_Set problem_
Repeat the listing that follows, character for character, minus the pictures.

— begin Data provided —

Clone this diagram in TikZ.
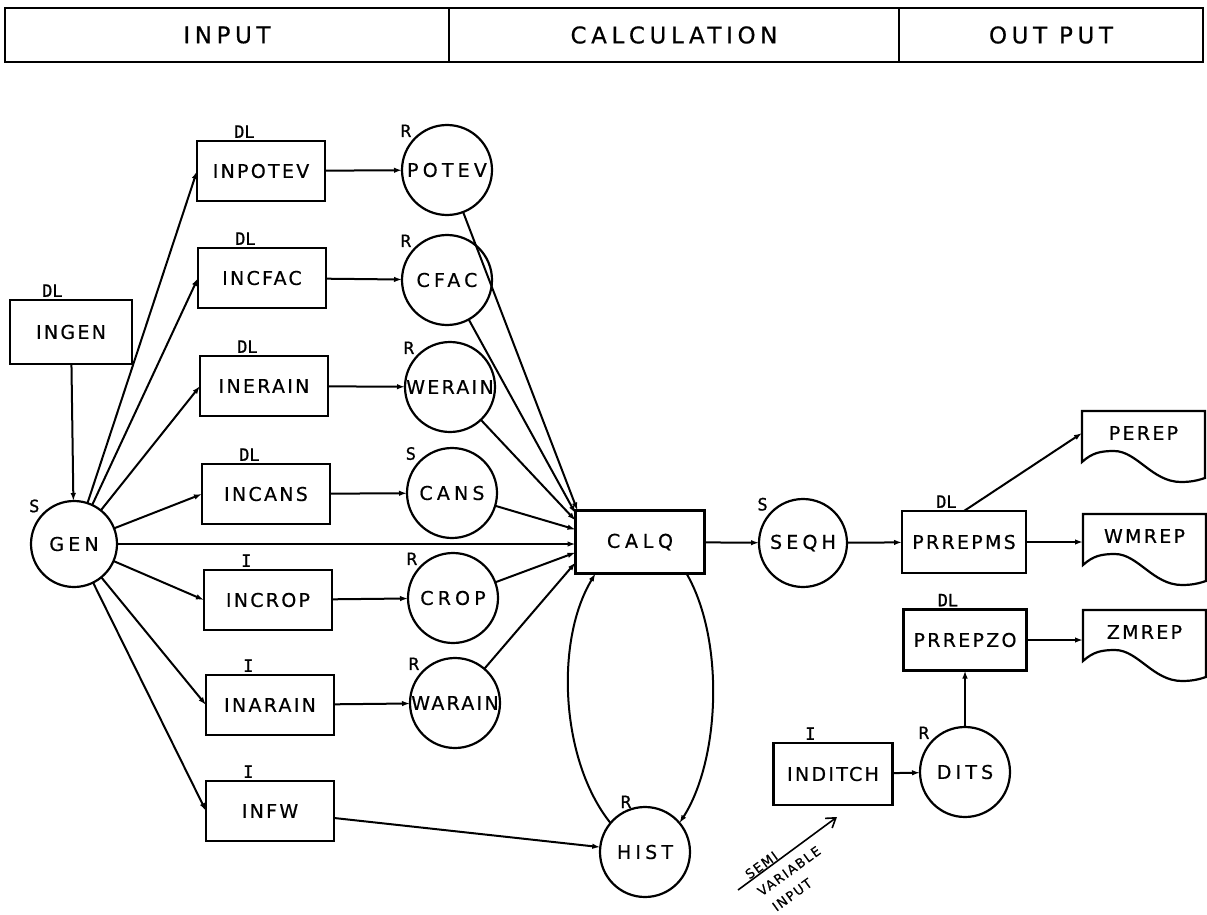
\documentclass[tikz,border=0pt]{standalone}
\usepackage{fontspec}
\setmainfont{DejaVu Sans}[LetterSpace=12, FakeBold=0.6]
\newfontfamily\headfont{DejaVu Sans}[LetterSpace=20, FakeBold=0.6]
\newfontfamily\tagfont{DejaVu Sans Mono}[FakeBold=1]
\usetikzlibrary{arrows.meta,calc}

\tikzset{
  boxfont/.style={font=\fontsize{19}{19}\selectfont},
  widefont/.style={font=\addfontfeature{LetterSpace=22}\fontsize{19}{19}\selectfont},
  head/.style={draw, line width=2.2pt, minimum height=54pt, inner sep=0pt, outer sep=0pt,
    font=\headfont\fontsize{23}{23}\selectfont},
  box/.style={draw, line width=2.2pt, minimum width=128pt, minimum height=60pt,
    inner sep=0pt, outer sep=0pt, boxfont},
  file/.style={draw, circle, line width=2.2pt, minimum size=90pt, inner sep=0pt,
    outer sep=0pt, widefont},
  doc/.style={minimum width=123pt, minimum height=44pt, inner sep=0pt, outer sep=0pt, boxfont},
  tag/.style={font=\tagfont\fontsize{17}{17}\selectfont, inner sep=1pt},
  btag/.style={label={[tag, anchor=south west, xshift=2pt, yshift=2pt]above left:#1}},
  ctag/.style={label={[tag, anchor=south east, xshift=-3pt, yshift=0pt]above left:#1}},
  note/.style={font=\fontsize{13}{21}\selectfont, inner sep=0pt, align=left},
  flow/.style={line width=2pt, -{Latex[length=8pt,width=5.5pt]}},
}

% printout symbol: straight top and sides, wavy bottom edge
\newcommand\docoutline[1]{%
  \draw[line width=2.2pt] (#1.north west) -- ($(#1.north west)+(0,51)$)
    .. controls ($(#1.north west)+(10,42)$) and ($(#1.north west)+(18,40)$) .. ($(#1.north west)+(32,40)$)
    .. controls ($(#1.north west)+(55,40)$) and ($(#1.north west)+(70,71)$) .. ($(#1.north west)+(99,71)$)
    .. controls ($(#1.north west)+(110,71)$) and ($(#1.north west)+(117,69)$) .. ($(#1.north west)+(123,67)$)
    -- (#1.north east) -- cycle;}

\begin{document}
\begin{tikzpicture}[x=1pt, y=-1pt]
\useasboundingbox (0,0) rectangle (1207,915);

% header bar
\node[head, minimum width=444pt] (hin) at (227,35) {INPUT};
\node[head, minimum width=450pt] (hcalc) at (674,35) {CALCULATION};
\node[head, minimum width=304pt] (hout) at (1051,35) {OUT PUT};

% input programs
\node[box, minimum width=122pt, minimum height=64pt, btag=DL] (ingen) at (71,332) {INGEN};
\node[box, btag=DL] (inpotev) at (261,171) {INPOTEV};
\node[box, btag=DL] (incfac) at (262,278) {INCFAC};
\node[box, btag=DL] (inerain) at (264,386) {INERAIN};
\node[box, btag=DL] (incans) at (266,494) {INCANS};
\node[box, btag=I] (incrop) at (268,600) {INCROP};
\node[box, btag=I] (inarain) at (270,705) {INARAIN};
\node[box, btag=I] (infw) at (270,811) {INFW};

% files
\node[file, minimum size=86pt, ctag=S] (gen) at (74,544) {GEN};
\node[file, ctag=R] (potev) at (447,170) {POTEV};
\node[file, ctag=R] (cfac) at (447,280) {CFAC};
\node[file, boxfont, ctag=R] (werain) at (450,387) {WERAIN};
\node[file, ctag=S] (cans) at (452,493) {CANS};
\node[file, ctag=R] (crop) at (453,598) {CROP};
\node[file, boxfont, ctag=R] (warain) at (455,703) {WARAIN};
\node[file, label={[tag, anchor=south, yshift=2pt]115:R}] (hist) at (645,852) {HIST};

% calculation and output
\node[box, minimum width=129pt, minimum height=63pt, font=\addfontfeature{LetterSpace=25}\fontsize{19}{19}\selectfont] (calq) at (640,542) {CALQ};
\node[file, minimum size=88pt, ctag=S] (seqh) at (803,543) {SEQH};
\node[box, minimum width=124pt, minimum height=62pt, btag=DL] (prrepms) at (964,542) {PRREPMS};
\node[box, minimum width=123pt, minimum height=61pt, btag=DL] (prrepzo) at (965,640) {PRREPZO};
\node[file, ctag=R] (dits) at (965,772) {DITS};
\node[box, minimum width=119pt, minimum height=62pt, btag=I] (inditch) at (833,774) {INDITCH};

% reports
\node[doc] (perep) at (1143.5,433) {PEREP};
\node[doc] (wmrep) at (1144.5,536) {WMREP};
\node[doc] (zmrep) at (1144.5,632) {ZMREP};
\docoutline{perep}
\docoutline{wmrep}
\docoutline{zmrep}

% connectors
\draw[flow] (ingen) -- (gen);
\foreach \b in {inpotev,incfac,inerain,incans,incrop,inarain,infw}
  \draw[flow] (gen) -- (\b.west);
\draw[flow] (gen.east) -- (gen.east -| calq.west);

\draw[flow] (inpotev) -- (potev);
\draw[flow] (incfac) -- (cfac);
\draw[flow] (inerain) -- (werain);
\draw[flow] (incans) -- (cans);
\draw[flow] (incrop) -- (crop);
\draw[flow] (inarain) -- (warain);

\draw[flow] (potev) -- ([xshift=2pt]calq.north west);
\draw[flow] (cfac) -- ([yshift=-3pt]calq.north west);
\draw[flow] (werain) -- ([yshift=-10pt]calq.north west);
\draw[flow] (cans) -- ([yshift=-19pt]calq.north west);
\draw[flow] (crop) -- ([yshift=-42pt]calq.north west);
\draw[flow] (warain) -- ([yshift=-52pt]calq.north west);

\draw[flow] (infw) -- (hist);
\draw[flow] (hist.140) .. controls (560,760) and (555,640) .. ([xshift=20pt]calq.south west);
\draw[flow] ([xshift=-18pt]calq.south east) .. controls (725,640) and (720,760) .. (hist.40);

\draw[flow] (calq) -- (seqh);
\draw[flow] (seqh) -- (prrepms);
\draw[flow] (prrepms.north) -- (perep.west);
\draw[flow] (prrepms.east) -- (prrepms.east -| wmrep.west);
\draw[flow] (prrepzo.east) -- (prrepzo.east -| zmrep.west);
\draw[flow] (dits) -- (prrepzo);
\draw[flow] (inditch) -- (dits);

% semi variable input marker
\coordinate (svtail) at (738,890);
\coordinate (svhead) at (837,817);
\draw[line width=1.6pt, -{Straight Barb[length=9pt,width=12pt]}] (svtail) -- (svhead);
\node[note, rotate=36] (semivar) at (789,871) {SEMI\\VARIABLE\\\hspace*{3pt}INPUT};
\end{tikzpicture}
\end{document}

— end Data provided —

_Result of this exercise_
Clone this diagram in TikZ.
\documentclass[tikz,border=0pt]{standalone}
\usepackage{fontspec}
\setmainfont{DejaVu Sans}[LetterSpace=12, FakeBold=0.6]
\newfontfamily\headfont{DejaVu Sans}[LetterSpace=20, FakeBold=0.6]
\newfontfamily\tagfont{DejaVu Sans Mono}[FakeBold=1]
\usetikzlibrary{arrows.meta,calc}

\tikzset{
  boxfont/.style={font=\fontsize{19}{19}\selectfont},
  widefont/.style={font=\addfontfeature{LetterSpace=22}\fontsize{19}{19}\selectfont},
  head/.style={draw, line width=2.2pt, minimum height=54pt, inner sep=0pt, outer sep=0pt,
    font=\headfont\fontsize{23}{23}\selectfont},
  box/.style={draw, line width=2.2pt, minimum width=128pt, minimum height=60pt,
    inner sep=0pt, outer sep=0pt, boxfont},
  file/.style={draw, circle, line width=2.2pt, minimum size=90pt, inner sep=0pt,
    outer sep=0pt, widefont},
  doc/.style={minimum width=123pt, minimum height=44pt, inner sep=0pt, outer sep=0pt, boxfont},
  tag/.style={font=\tagfont\fontsize{17}{17}\selectfont, inner sep=1pt},
  btag/.style={label={[tag, anchor=south west, xshift=2pt, yshift=2pt]above left:#1}},
  ctag/.style={label={[tag, anchor=south east, xshift=-3pt, yshift=0pt]above left:#1}},
  note/.style={font=\fontsize{13}{21}\selectfont, inner sep=0pt, align=left},
  flow/.style={line width=2pt, -{Latex[length=8pt,width=5.5pt]}},
}

% printout symbol: straight top and sides, wavy bottom edge
\newcommand\docoutline[1]{%
  \draw[line width=2.2pt] (#1.north west) -- ($(#1.north west)+(0,51)$)
    .. controls ($(#1.north west)+(10,42)$) and ($(#1.north west)+(18,40)$) .. ($(#1.north west)+(32,40)$)
    .. controls ($(#1.north west)+(55,40)$) and ($(#1.north west)+(70,71)$) .. ($(#1.north west)+(99,71)$)
    .. controls ($(#1.north west)+(110,71)$) and ($(#1.north west)+(117,69)$) .. ($(#1.north west)+(123,67)$)
    -- (#1.north east) -- cycle;}

\begin{document}
\begin{tikzpicture}[x=1pt, y=-1pt]
\useasboundingbox (0,0) rectangle (1207,915);

% header bar
\node[head, minimum width=444pt] (hin) at (227,35) {INPUT};
\node[head, minimum width=450pt] (hcalc) at (674,35) {CALCULATION};
\node[head, minimum width=304pt] (hout) at (1051,35) {OUT PUT};

% input programs
\node[box, minimum width=122pt, minimum height=64pt, btag=DL] (ingen) at (71,332) {INGEN};
\node[box, btag=DL] (inpotev) at (261,171) {INPOTEV};
\node[box, btag=DL] (incfac) at (262,278) {INCFAC};
\node[box, btag=DL] (inerain) at (264,386) {INERAIN};
\node[box, btag=DL] (incans) at (266,494) {INCANS};
\node[box, btag=I] (incrop) at (268,600) {INCROP};
\node[box, btag=I] (inarain) at (270,705) {INARAIN};
\node[box, btag=I] (infw) at (270,811) {INFW};

% files
\node[file, minimum size=86pt, ctag=S] (gen) at (74,544) {GEN};
\node[file, ctag=R] (potev) at (447,170) {POTEV};
\node[file, ctag=R] (cfac) at (447,280) {CFAC};
\node[file, boxfont, ctag=R] (werain) at (450,387) {WERAIN};
\node[file, ctag=S] (cans) at (452,493) {CANS};
\node[file, ctag=R] (crop) at (453,598) {CROP};
\node[file, boxfont, ctag=R] (warain) at (455,703) {WARAIN};
\node[file, label={[tag, anchor=south, yshift=2pt]115:R}] (hist) at (645,852) {HIST};

% calculation and output
\node[box, minimum width=129pt, minimum height=63pt, font=\addfontfeature{LetterSpace=25}\fontsize{19}{19}\selectfont] (calq) at (640,542) {CALQ};
\node[file, minimum size=88pt, ctag=S] (seqh) at (803,543) {SEQH};
\node[box, minimum width=124pt, minimum height=62pt, btag=DL] (prrepms) at (964,542) {PRREPMS};
\node[box, minimum width=123pt, minimum height=61pt, btag=DL] (prrepzo) at (965,640) {PRREPZO};
\node[file, ctag=R] (dits) at (965,772) {DITS};
\node[box, minimum width=119pt, minimum height=62pt, btag=I] (inditch) at (833,774) {INDITCH};

% reports
\node[doc] (perep) at (1143.5,433) {PEREP};
\node[doc] (wmrep) at (1144.5,536) {WMREP};
\node[doc] (zmrep) at (1144.5,632) {ZMREP};
\docoutline{perep}
\docoutline{wmrep}
\docoutline{zmrep}

% connectors
\draw[flow] (ingen) -- (gen);
\foreach \b in {inpotev,incfac,inerain,incans,incrop,inarain,infw}
  \draw[flow] (gen) -- (\b.west);
\draw[flow] (gen.east) -- (gen.east -| calq.west);

\draw[flow] (inpotev) -- (potev);
\draw[flow] (incfac) -- (cfac);
\draw[flow] (inerain) -- (werain);
\draw[flow] (incans) -- (cans);
\draw[flow] (incrop) -- (crop);
\draw[flow] (inarain) -- (warain);

\draw[flow] (potev) -- ([xshift=2pt]calq.north west);
\draw[flow] (cfac) -- ([yshift=-3pt]calq.north west);
\draw[flow] (werain) -- ([yshift=-10pt]calq.north west);
\draw[flow] (cans) -- ([yshift=-19pt]calq.north west);
\draw[flow] (crop) -- ([yshift=-42pt]calq.north west);
\draw[flow] (warain) -- ([yshift=-52pt]calq.north west);

\draw[flow] (infw) -- (hist);
\draw[flow] (hist.140) .. controls (560,760) and (555,640) .. ([xshift=20pt]calq.south west);
\draw[flow] ([xshift=-18pt]calq.south east) .. controls (725,640) and (720,760) .. (hist.40);

\draw[flow] (calq) -- (seqh);
\draw[flow] (seqh) -- (prrepms);
\draw[flow] (prrepms.north) -- (perep.west);
\draw[flow] (prrepms.east) -- (prrepms.east -| wmrep.west);
\draw[flow] (prrepzo.east) -- (prrepzo.east -| zmrep.west);
\draw[flow] (dits) -- (prrepzo);
\draw[flow] (inditch) -- (dits);

% semi variable input marker
\coordinate (svtail) at (738,890);
\coordinate (svhead) at (837,817);
\draw[line width=1.6pt, -{Straight Barb[length=9pt,width=12pt]}] (svtail) -- (svhead);
\node[note, rotate=36] (semivar) at (789,871) {SEMI\\VARIABLE\\\hspace*{3pt}INPUT};
\end{tikzpicture}
\end{document}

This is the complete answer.